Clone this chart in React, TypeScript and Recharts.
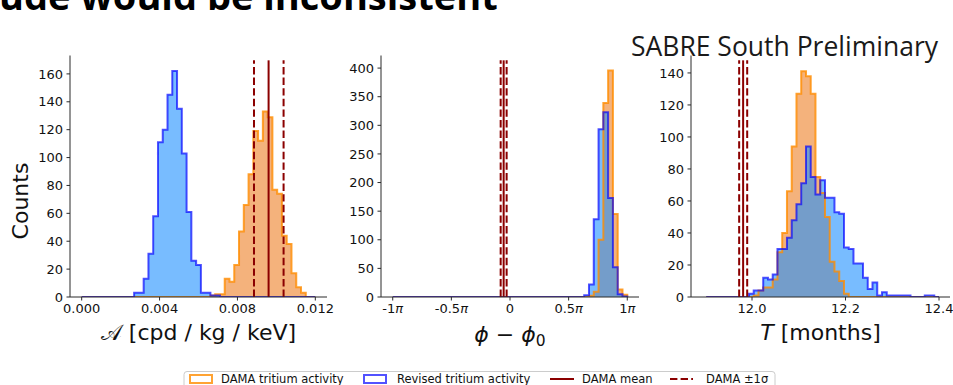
import React from "react";
import { ComposedChart, Area, Line, XAxis, YAxis, ReferenceLine } from "recharts";

const MPL_FONT = "'DejaVu Sans', 'Liberation Sans', sans-serif";
const SLIDE_FONT = "'Open Sans', 'Noto Sans', sans-serif";

const FIG_W = 953;
const FIG_H = 385;

// Legend entries
const SERIES_NAMES = ["DAMA tritium activity", "Revised tritium activity", "DAMA mean", "DAMA \u00b11\u03c3"];

// Amplitude A [cpd/kg/keV]: 49 equal bins on the range below
const AMP_BIN_RANGE = [0, 0.012];
const AMP_DAMA = [
  0, 0, 0, 0, 0, 0, 0, 0, 0, 0,
  0, 0, 0, 0, 0, 0, 0, 0, 0, 0,
  0, 0, 0, 0, 0, 0, 0, 1, 2, 2,
  13, 11, 23, 47, 66, 88, 119, 112, 133, 129,
  77, 74, 44, 38, 17, 7, 3, 0, 0,
];
const AMP_REVISED = [
  0, 0, 0, 0, 0, 0, 0, 0, 0, 0,
  0, 3, 3, 13, 31, 58, 111, 120, 145, 162,
  135, 103, 61, 26, 23, 3, 3, 1, 1, 0,
  0, 0, 0, 0, 0, 0, 0, 0, 0, 0,
  0, 0, 0, 0, 0, 0, 0, 0, 0,
];
const AMP_DAMA_REF = { mean: 0.0096, lo: 0.00885, hi: 0.01037 };
const AMP_X_TICKS = [0, 0.004, 0.008, 0.012];
const AMP_Y_TICKS = [0, 20, 40, 60, 80, 100, 120, 140, 160];

// Phase offset phi - phi0 [rad]: 49 equal bins on [-pi, pi]
const PHASE_BIN_RANGE = [-Math.PI, Math.PI];
const PHASE_DAMA = [
  0, 0, 0, 0, 0, 0, 0, 0, 0, 0,
  0, 0, 0, 0, 0, 0, 0, 0, 0, 0,
  0, 0, 0, 0, 0, 0, 0, 0, 0, 0,
  0, 0, 0, 0, 0, 0, 0, 0, 0, 0,
  0, 2, 9, 100, 339, 396, 145, 13, 4,
];
const PHASE_REVISED = [
  0, 0, 0, 0, 0, 0, 0, 0, 0, 0,
  0, 0, 0, 0, 0, 0, 0, 0, 0, 0,
  0, 0, 0, 0, 0, 0, 0, 0, 0, 0,
  0, 0, 0, 0, 0, 0, 0, 0, 0, 0,
  3, 22, 136, 293, 323, 173, 52, 5, 1,
];
const PHASE_DAMA_REF = { mean: -0.17, lo: -0.25, hi: -0.09 };
const PHASE_X_TICKS_PI = [-1, -0.5, 0, 0.5, 1];
const PHASE_Y_TICKS = [0, 50, 100, 150, 200, 250, 300, 350, 400];

// Period T [months]: 49 equal bins on the range below
const PERIOD_BIN_RANGE = [11.902, 12.4];
const PERIOD_DAMA = [
  0, 0, 0, 0, 0, 0, 0, 0, 0, 0,
  1, 4, 6, 6, 11, 28, 40, 66, 94, 127,
  141, 138, 127, 75, 65, 50, 22, 16, 10, 2,
  0, 0, 0, 0, 0, 0, 0, 0, 0, 0,
  0, 0, 0, 0, 0, 0, 0, 0, 0,
];
const PERIOD_REVISED = [
  0, 0, 0, 0, 0, 0, 0, 0, 0, 2,
  4, 4, 12, 11, 14, 30, 30, 37, 48, 58,
  71, 94, 75, 64, 73, 62, 62, 53, 52, 31,
  30, 21, 21, 12, 5, 9, 1, 3, 1, 1,
  1, 1, 1, 0, 0, 0, 1, 1, 0,
];
const PERIOD_DAMA_REF = { mean: 11.981, lo: 11.9725, hi: 11.9897 };
const PERIOD_X_TICKS = [12.0, 12.2, 12.4];
const PERIOD_Y_TICKS = [0, 20, 40, 60, 80, 100, 120, 140];

// Styling
const ORANGE_FILL = "#f4b27c";
const ORANGE_EDGE = "#ff8c00";
const BLUE_FILL = "#1e90ff";
const BLUE_EDGE = "#0000ff";
const DAMA_RED = "#8b0000";
const SPINE = "#2a2a2a";
const TEXT = "#111111";
const DASH = "7.4 3.2";
const TICK_FONT = 13;

// Layout of the three axes boxes
const PLOT_TOP = 55.5;
const PLOT_BOTTOM = 297;
const Y_AXIS_W = 70;
const X_AXIS_H = 40;
const RIGHT_PAD = 20;
const VLINE_FRAC = 0.98;

type Row = { x: number; dama: number; revised: number };

function histogramRows(range: number[], dama: number[], revised: number[]): Row[] {
  const n = dama.length;
  const w = (range[1] - range[0]) / n;
  const rows: Row[] = [];
  for (let k = 0; k <= n; k++) {
    rows.push({
      x: range[0] + k * w,
      dama: k < n ? dama[k] : 0,
      revised: k < n ? revised[k] : 0,
    });
  }
  return rows;
}

function PhaseTick(props: any) {
  const { x, y, payload } = props;
  const m = payload.value / Math.PI;
  const r = Math.round(m * 10) / 10;
  const num = r === 0 ? "0" : String(r);
  return (
    <text x={x} y={y} dy="0.71em" textAnchor="middle" fill={TEXT} fontSize={TICK_FONT} fontFamily={MPL_FONT}>
      {num}
      {num !== "0" && <tspan fontStyle="italic">{"\u03c0"}</tspan>}
    </text>
  );
}

type PanelProps = {
  plotLeft: number;
  plotRight: number;
  rows: Row[];
  xDomain: number[];
  xTicks: number[];
  xFormat?: (v: number) => string;
  xTick?: any;
  yTop: number;
  yTicks: number[];
  ref3: { mean: number; lo: number; hi: number };
};

function HistPanel(p: PanelProps) {
  const chartLeft = p.plotLeft - Y_AXIS_W;
  const width = p.plotRight - chartLeft + RIGHT_PAD;
  const height = PLOT_BOTTOM + X_AXIS_H;
  const tickStyle = { fill: TEXT, fontSize: TICK_FONT, fontFamily: MPL_FONT };
  const lineTop = p.yTop * VLINE_FRAC;
  const vline = (x: number, dashed: boolean, key: string) => (
    <ReferenceLine
      key={key}
      segment={[{ x, y: 0 }, { x, y: lineTop }]}
      stroke={DAMA_RED}
      strokeWidth={2}
      strokeDasharray={dashed ? DASH : undefined}
    />
  );
  return (
    <div style={{ position: "absolute", left: chartLeft, top: 0 }}>
      <ComposedChart
        width={width}
        height={height}
        data={p.rows}
        margin={{ top: PLOT_TOP, right: RIGHT_PAD, bottom: 0, left: 0 }}
      >
        <XAxis
          dataKey="x"
          type="number"
          domain={p.xDomain}
          allowDataOverflow
          ticks={p.xTicks}
          interval={0}
          tickFormatter={p.xFormat}
          tick={p.xTick ? p.xTick : tickStyle}
          tickSize={3.5}
          tickMargin={3}
          height={X_AXIS_H}
          stroke={SPINE}
        />
        <YAxis
          type="number"
          domain={[0, p.yTop]}
          allowDataOverflow
          ticks={p.yTicks}
          interval={0}
          tick={tickStyle}
          tickSize={3.5}
          tickMargin={3.5}
          width={Y_AXIS_W}
          stroke={SPINE}
        />
        <XAxis
          xAxisId="top"
          orientation="top"
          type="number"
          domain={p.xDomain}
          allowDataOverflow
          height={0}
          tick={false}
          tickLine={false}
          stroke={SPINE}
        />
        <YAxis
          yAxisId="right"
          orientation="right"
          type="number"
          domain={[0, p.yTop]}
          allowDataOverflow
          width={0}
          tick={false}
          tickLine={false}
          stroke={SPINE}
        />
        <Area
          dataKey="dama"
          type="stepAfter"
          fill={ORANGE_FILL}
          fillOpacity={1}
          stroke="none"
          isAnimationActive={false}
        />
        <Area
          dataKey="revised"
          type="stepAfter"
          fill={BLUE_FILL}
          fillOpacity={0.6}
          stroke="none"
          isAnimationActive={false}
        />
        <Line
          dataKey="dama"
          type="stepAfter"
          stroke={ORANGE_EDGE}
          strokeOpacity={0.8}
          strokeWidth={2}
          dot={false}
          activeDot={false}
          isAnimationActive={false}
        />
        <Line
          dataKey="revised"
          type="stepAfter"
          stroke={BLUE_EDGE}
          strokeOpacity={0.68}
          strokeWidth={2}
          dot={false}
          activeDot={false}
          isAnimationActive={false}
        />
        {vline(p.ref3.lo, true, "lo")}
        {vline(p.ref3.hi, true, "hi")}
        {vline(p.ref3.mean, false, "mean")}
      </ComposedChart>
    </div>
  );
}

const P1 = { plotLeft: 70, plotRight: 327 };
const P2 = { plotLeft: 381, plotRight: 639 };
const P3 = { plotLeft: 691, plotRight: 950 };
const LABEL_BASE = 340;

function Overlay() {
  const cx = (p: { plotLeft: number; plotRight: number }) => (p.plotLeft + p.plotRight) / 2;
  const legY = 371.5;
  const textY = 383;
  const lt = { fontSize: 11.5, fontFamily: MPL_FONT, fill: TEXT };
  return (
    <svg
      width={FIG_W}
      height={FIG_H}
      style={{ position: "absolute", left: 0, top: 0, pointerEvents: "none" }}
    >
      <text x={-1} y={10} fontFamily={SLIDE_FONT} fontWeight={700} fontSize={38} fill="#000">
        ude would be inconsistent
      </text>
      <text x={631} y={56} fontFamily={SLIDE_FONT} fontSize={26.5} fill="#1a1a1a">
        SABRE South Preliminary
      </text>
      <text
        x={20}
        y={201}
        transform="rotate(-90 20 201)"
        textAnchor="middle"
        dominantBaseline="central"
        fontFamily={MPL_FONT}
        fontSize={22}
        fill={TEXT}
      >
        Counts
      </text>
      <text x={cx(P1)} y={LABEL_BASE} textAnchor="middle" fontFamily={MPL_FONT} fontSize={22} fill={TEXT}>
        <tspan>{"\ud835\udc9c"}</tspan>
        <tspan> [cpd / kg / keV]</tspan>
      </text>
      <text x={cx(P2)} y={LABEL_BASE + 2} textAnchor="middle" fontFamily={MPL_FONT} fontSize={22} fill={TEXT}>
        <tspan fontStyle="italic">{"\u03d5"}</tspan>
        <tspan>{" \u2212 "}</tspan>
        <tspan fontStyle="italic">{"\u03d5"}</tspan>
        <tspan fontSize={15.5} dy={3.5}>0</tspan>
      </text>
      <text x={cx(P3)} y={LABEL_BASE} textAnchor="middle" fontFamily={MPL_FONT} fontSize={22} fill={TEXT}>
        <tspan fontStyle="italic">T</tspan>
        <tspan> [months]</tspan>
      </text>

      <rect x={184} y={legY} width={591} height={24} rx={3} fill="#fff" fillOpacity={0.8} stroke="#cccccc" strokeWidth={1} />
      <rect x={190} y={legY + 3.5} width={22} height={8} fill="none" stroke={ORANGE_EDGE} strokeOpacity={0.8} strokeWidth={2} />
      <text x={221} y={textY} {...lt}>{SERIES_NAMES[0]}</text>
      <rect x={364} y={legY + 3.5} width={22} height={8} fill="none" stroke={BLUE_EDGE} strokeOpacity={0.68} strokeWidth={2} />
      <text x={397} y={textY} {...lt}>{SERIES_NAMES[1]}</text>
      <line x1={550} x2={574} y1={legY + 7.5} y2={legY + 7.5} stroke={DAMA_RED} strokeWidth={2} />
      <text x={582} y={textY} {...lt}>{SERIES_NAMES[2]}</text>
      <line x1={670} x2={693} y1={legY + 7.5} y2={legY + 7.5} stroke={DAMA_RED} strokeWidth={2} strokeDasharray={DASH} />
      <text x={706} y={textY} {...lt}>{SERIES_NAMES[3]}</text>
    </svg>
  );
}

export default function App() {
  const ampRows = histogramRows(AMP_BIN_RANGE, AMP_DAMA, AMP_REVISED);
  const phaseRows = histogramRows(PHASE_BIN_RANGE, PHASE_DAMA, PHASE_REVISED);
  const periodRows = histogramRows(PERIOD_BIN_RANGE, PERIOD_DAMA, PERIOD_REVISED);
  return (
    <div
      style={{
        position: "fixed",
        left: 0,
        top: 0,
        width: FIG_W,
        height: FIG_H,
        background: "#fff",
        overflow: "hidden",
      }}
    >
      <HistPanel
        {...P1}
        rows={ampRows}
        xDomain={[-0.0006, 0.0126]}
        xTicks={AMP_X_TICKS}
        xFormat={(v: number) => v.toFixed(3)}
        yTop={173.2}
        yTicks={AMP_Y_TICKS}
        ref3={AMP_DAMA_REF}
      />
      <HistPanel
        {...P2}
        rows={phaseRows}
        xDomain={[-1.1 * Math.PI, 1.1 * Math.PI]}
        xTicks={PHASE_X_TICKS_PI.map((m) => m * Math.PI)}
        xTick={(props: any) => <PhaseTick {...props} />}
        yTop={422}
        yTicks={PHASE_Y_TICKS}
        ref3={PHASE_DAMA_REF}
      />
      <HistPanel
        {...P3}
        rows={periodRows}
        xDomain={[11.8695, 12.4235]}
        xTicks={PERIOD_X_TICKS}
        xFormat={(v: number) => v.toFixed(1)}
        yTop={150.9}
        yTicks={PERIOD_Y_TICKS}
        ref3={PERIOD_DAMA_REF}
      />
      <Overlay />
    </div>
  );
}
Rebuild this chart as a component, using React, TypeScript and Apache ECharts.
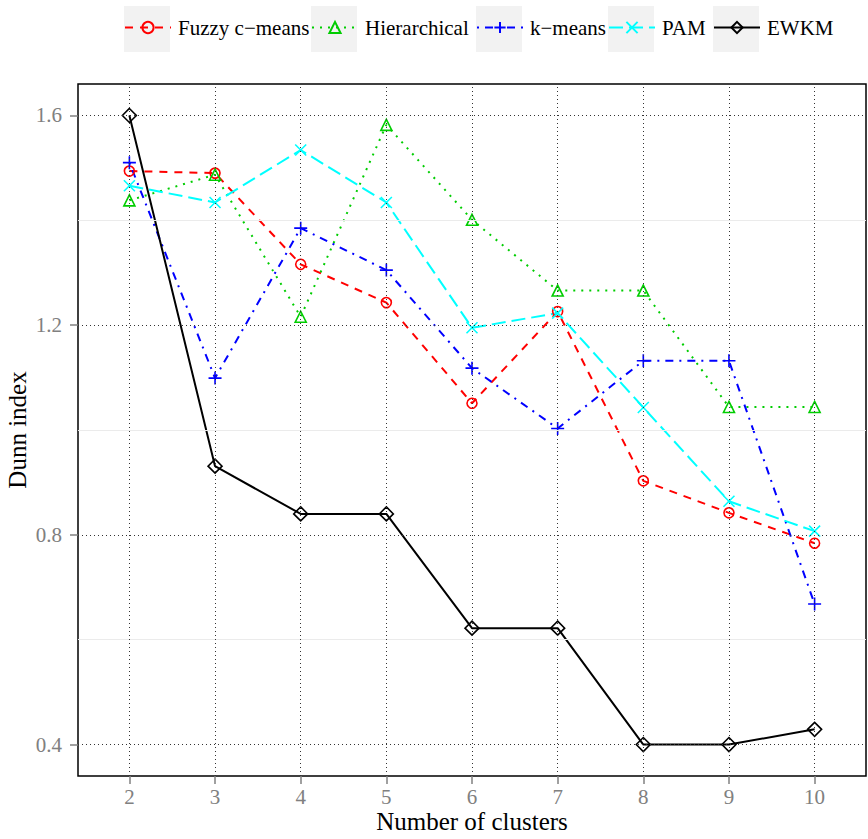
import React, { useEffect, useRef } from "react";
import * as echarts from "echarts";

// Number of clusters on the x axis
const clusters = [2, 3, 4, 5, 6, 7, 8, 9, 10];

// Dunn index per method
const fuzzyCMeans = [1.494, 1.49, 1.316, 1.243, 1.051, 1.226, 0.903, 0.842, 0.784];
const hierarchical = [1.438, 1.487, 1.216, 1.582, 1.401, 1.266, 1.266, 1.044, 1.044];
const kMeans = [1.51, 1.099, 1.385, 1.305, 1.118, 1.003, 1.132, 1.132, 0.668];
const pam = [1.466, 1.434, 1.534, 1.434, 1.195, 1.223, 1.043, 0.864, 0.807];
const ewkm = [1.6, 0.931, 0.84, 0.84, 0.622, 0.622, 0.4, 0.4, 0.429];

// Axis ticks
const yTicks = [0.4, 0.8, 1.2, 1.6];
const yMinorTicks = [0.6, 1.0, 1.4];

const SERIF = "Liberation Serif";

const PLUS = "path://M0,5L10,5M5,0L5,10";
const CROSS = "path://M0,0L10,10M10,0L0,10";

const methods = [
  { name: "Fuzzy c\u2212means", values: fuzzyCMeans, color: "#FF0000", dash: [8, 7] as any, symbol: "circle", size: 10 },
  { name: "Hierarchical", values: hierarchical, color: "#00CD00", dash: [2, 6] as any, symbol: "triangle", size: 11 },
  { name: "k\u2212means", values: kMeans, color: "#0000FF", dash: [2, 6, 8, 6] as any, symbol: PLUS, size: 13 },
  { name: "PAM", values: pam, color: "#00FFFF", dash: [14, 6] as any, symbol: CROSS, size: 11 },
  { name: "EWKM", values: ewkm, color: "#000000", dash: "solid" as any, symbol: "diamond", size: 14 },
];

// left edge of each legend key box
const legendKeyLeft = [124, 311, 476, 608, 713];
const KEY_SIZE = 46;
const KEY_TOP = 6;

export default function App() {
  const ref = useRef<HTMLDivElement>(null);

  useEffect(() => {
    if (!ref.current) return;
    const chart = echarts.init(ref.current, undefined, { renderer: "svg" });

    const majorGrid = { color: "#333333", type: [1, 3] as any, width: 1 };
    const minorGrid = { color: "#EBEBEB", type: "solid" as any, width: 1 };

    const lineSeries = methods.map((m) => ({
      type: "line",
      name: m.name,
      data: clusters.map((c, i) => [c, m.values[i]]),
      symbol: m.symbol,
      symbolSize: m.size,
      showSymbol: true,
      z: 3,
      lineStyle: { color: m.color, width: 2, type: m.dash },
      itemStyle: { color: "rgba(0,0,0,0)", borderColor: m.color, borderWidth: 1.6 },
      emphasis: { disabled: true },
    }));

    const gridSeries = {
      type: "line",
      name: "gridlines",
      data: [],
      silent: true,
      z: 1,
      markLine: {
        silent: true,
        animation: false,
        symbol: ["none", "none"],
        label: { show: false },
        emphasis: { disabled: true },
        data: [
          ...yMinorTicks.map((v) => ({ yAxis: v, lineStyle: minorGrid })),
          ...yTicks.map((v) => ({ yAxis: v, lineStyle: majorGrid })),
          ...clusters.map((v) => ({ xAxis: v, lineStyle: majorGrid })),
        ],
      },
    };

    chart.setOption({
      animation: false,
      backgroundColor: "#FFFFFF",
      textStyle: { fontFamily: SERIF },
      grid: {
        left: 78,
        right: 2,
        top: 84,
        bottom: 63,
        containLabel: false,
        outerBoundsMode: "none",
        show: true,
        borderColor: "#000000",
        borderWidth: 1.5,
        backgroundColor: "transparent",
      },
      xAxis: {
        type: "value",
        min: 1.4,
        max: 10.6,
        axisLine: { show: false },
        axisTick: { show: true, customValues: clusters, length: 8, lineStyle: { color: "#808080", width: 1.5 } },
        axisLabel: { customValues: clusters, margin: 10, color: "#808080", fontSize: 21, fontFamily: SERIF },
        splitLine: { show: false },
        name: "Number of clusters",
        nameLocation: "middle",
        nameGap: 33,
        nameMoveOverlap: false,
        nameTextStyle: { color: "#000000", fontSize: 25, fontFamily: SERIF },
      },
      yAxis: {
        type: "value",
        min: 0.34,
        max: 1.66,
        axisLine: { show: false },
        axisTick: { show: true, customValues: yTicks, length: 8, lineStyle: { color: "#808080", width: 1.5 } },
        axisLabel: {
          customValues: yTicks,
          margin: 16,
          color: "#808080",
          fontSize: 21,
          fontFamily: SERIF,
          formatter: (v: number) => v.toFixed(1),
        },
        splitLine: { show: false },
        name: "Dunn index",
        nameLocation: "middle",
        nameGap: 48,
        nameMoveOverlap: false,
        nameTextStyle: { color: "#000000", fontSize: 25, fontFamily: SERIF },
      },
      legend: methods.map((m, i) => ({
        data: [m.name],
        left: legendKeyLeft[i],
        top: 17,
        padding: 0,
        itemWidth: KEY_SIZE,
        itemHeight: 14,
        selectedMode: false,
        textStyle: { fontSize: 21, fontFamily: SERIF, color: "#000000", padding: [0, 0, 0, 2] },
      })),
      graphic: legendKeyLeft.map((x) => ({
        type: "rect",
        silent: true,
        z: 0,
        shape: { x, y: KEY_TOP, width: KEY_SIZE, height: KEY_SIZE },
        style: { fill: "#F2F2F2" },
      })),
      series: [gridSeries, ...lineSeries],
    });

    return () => chart.dispose();
  }, []);

  return (
    <div
      ref={ref}
      style={{ position: "fixed", left: 0, top: 0, width: 868, height: 839 }}
    />
  );
}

## WHAT YOU SHOULD DO
Restate word for word the lines that begin at the one with "Rebuild this chart" and end at the one with "7, 8, 9, 10];", including both, and leave every picture aside.

## THE SOLUTION
Rebuild this chart as a component, using React, TypeScript and Apache ECharts.
import React, { useEffect, useRef } from "react";
import * as echarts from "echarts";

// Number of clusters on the x axis
const clusters = [2, 3, 4, 5, 6, 7, 8, 9, 10];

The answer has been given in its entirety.